◆ Work to complete
Copy out the material below in full, but not its images.

◆ Stored data
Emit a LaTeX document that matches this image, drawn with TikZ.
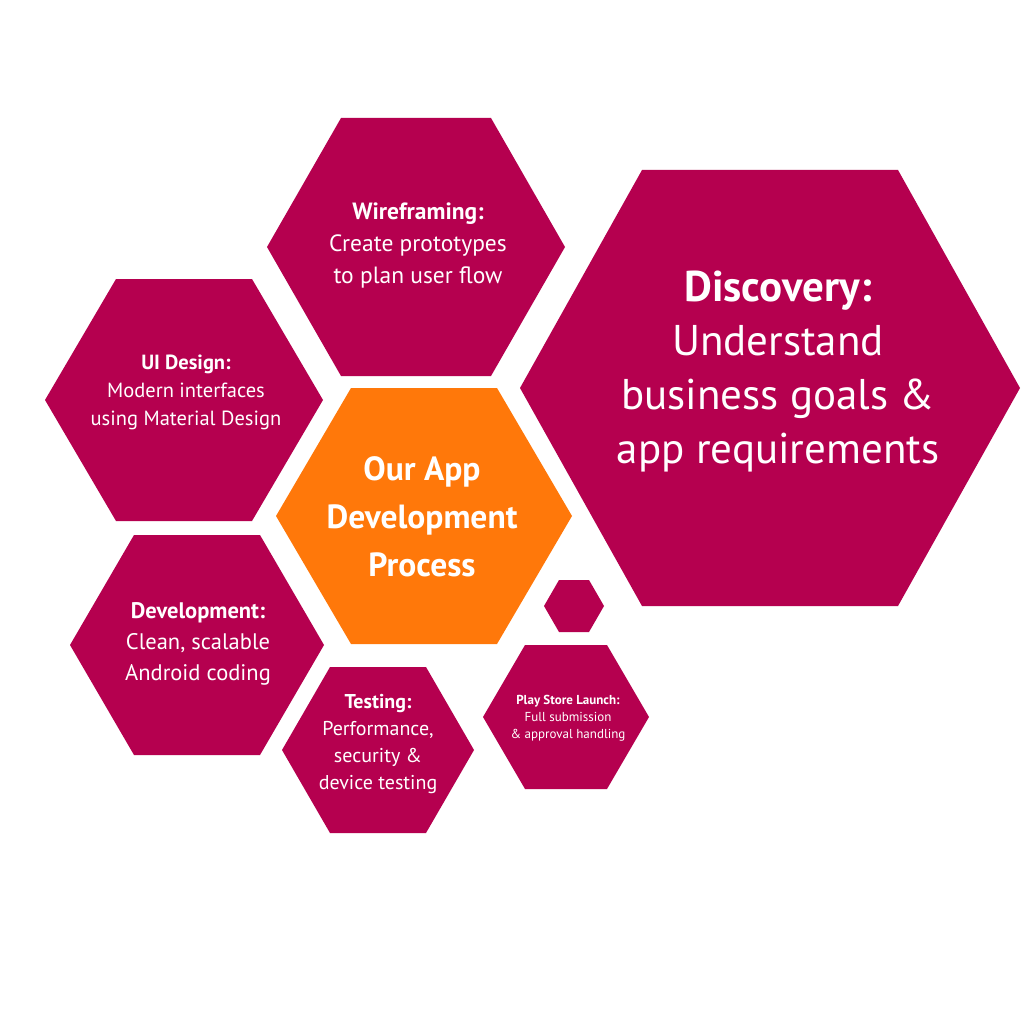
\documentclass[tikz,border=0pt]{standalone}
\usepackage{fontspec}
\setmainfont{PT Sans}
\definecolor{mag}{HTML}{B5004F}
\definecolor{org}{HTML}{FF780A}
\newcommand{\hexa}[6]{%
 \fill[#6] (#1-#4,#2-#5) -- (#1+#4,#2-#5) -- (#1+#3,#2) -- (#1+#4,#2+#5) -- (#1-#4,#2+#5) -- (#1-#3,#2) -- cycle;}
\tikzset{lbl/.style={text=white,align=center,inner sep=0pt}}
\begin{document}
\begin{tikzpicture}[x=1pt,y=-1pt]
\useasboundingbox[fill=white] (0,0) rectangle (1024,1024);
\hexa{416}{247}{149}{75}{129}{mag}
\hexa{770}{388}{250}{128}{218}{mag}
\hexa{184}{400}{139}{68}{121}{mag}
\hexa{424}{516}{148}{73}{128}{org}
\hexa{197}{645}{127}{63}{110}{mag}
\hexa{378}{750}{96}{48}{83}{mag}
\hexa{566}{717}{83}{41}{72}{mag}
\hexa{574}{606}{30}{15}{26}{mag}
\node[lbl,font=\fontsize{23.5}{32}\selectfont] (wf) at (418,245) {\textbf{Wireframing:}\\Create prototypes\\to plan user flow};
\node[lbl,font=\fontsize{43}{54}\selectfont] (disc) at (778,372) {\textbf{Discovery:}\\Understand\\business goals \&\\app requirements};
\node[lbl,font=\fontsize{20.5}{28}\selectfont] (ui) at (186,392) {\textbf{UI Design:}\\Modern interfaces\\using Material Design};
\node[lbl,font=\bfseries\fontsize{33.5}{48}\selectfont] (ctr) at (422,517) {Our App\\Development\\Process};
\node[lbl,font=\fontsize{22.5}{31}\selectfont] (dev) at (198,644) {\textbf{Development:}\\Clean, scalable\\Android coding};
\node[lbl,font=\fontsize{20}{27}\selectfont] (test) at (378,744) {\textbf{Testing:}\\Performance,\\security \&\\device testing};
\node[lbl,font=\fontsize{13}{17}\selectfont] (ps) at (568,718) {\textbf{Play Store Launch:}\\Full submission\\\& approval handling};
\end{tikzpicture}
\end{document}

◆ Response
Emit a LaTeX document that matches this image, drawn with TikZ.
\documentclass[tikz,border=0pt]{standalone}
\usepackage{fontspec}
\setmainfont{PT Sans}
\definecolor{mag}{HTML}{B5004F}
\definecolor{org}{HTML}{FF780A}
\newcommand{\hexa}[6]{%
 \fill[#6] (#1-#4,#2-#5) -- (#1+#4,#2-#5) -- (#1+#3,#2) -- (#1+#4,#2+#5) -- (#1-#4,#2+#5) -- (#1-#3,#2) -- cycle;}
\tikzset{lbl/.style={text=white,align=center,inner sep=0pt}}
\begin{document}
\begin{tikzpicture}[x=1pt,y=-1pt]
\useasboundingbox[fill=white] (0,0) rectangle (1024,1024);
\hexa{416}{247}{149}{75}{129}{mag}
\hexa{770}{388}{250}{128}{218}{mag}
\hexa{184}{400}{139}{68}{121}{mag}
\hexa{424}{516}{148}{73}{128}{org}
\hexa{197}{645}{127}{63}{110}{mag}
\hexa{378}{750}{96}{48}{83}{mag}
\hexa{566}{717}{83}{41}{72}{mag}
\hexa{574}{606}{30}{15}{26}{mag}
\node[lbl,font=\fontsize{23.5}{32}\selectfont] (wf) at (418,245) {\textbf{Wireframing:}\\Create prototypes\\to plan user flow};
\node[lbl,font=\fontsize{43}{54}\selectfont] (disc) at (778,372) {\textbf{Discovery:}\\Understand\\business goals \&\\app requirements};
\node[lbl,font=\fontsize{20.5}{28}\selectfont] (ui) at (186,392) {\textbf{UI Design:}\\Modern interfaces\\using Material Design};
\node[lbl,font=\bfseries\fontsize{33.5}{48}\selectfont] (ctr) at (422,517) {Our App\\Development\\Process};
\node[lbl,font=\fontsize{22.5}{31}\selectfont] (dev) at (198,644) {\textbf{Development:}\\Clean, scalable\\Android coding};
\node[lbl,font=\fontsize{20}{27}\selectfont] (test) at (378,744) {\textbf{Testing:}\\Performance,\\security \&\\device testing};
\node[lbl,font=\fontsize{13}{17}\selectfont] (ps) at (568,718) {\textbf{Play Store Launch:}\\Full submission\\\& approval handling};
\end{tikzpicture}
\end{document}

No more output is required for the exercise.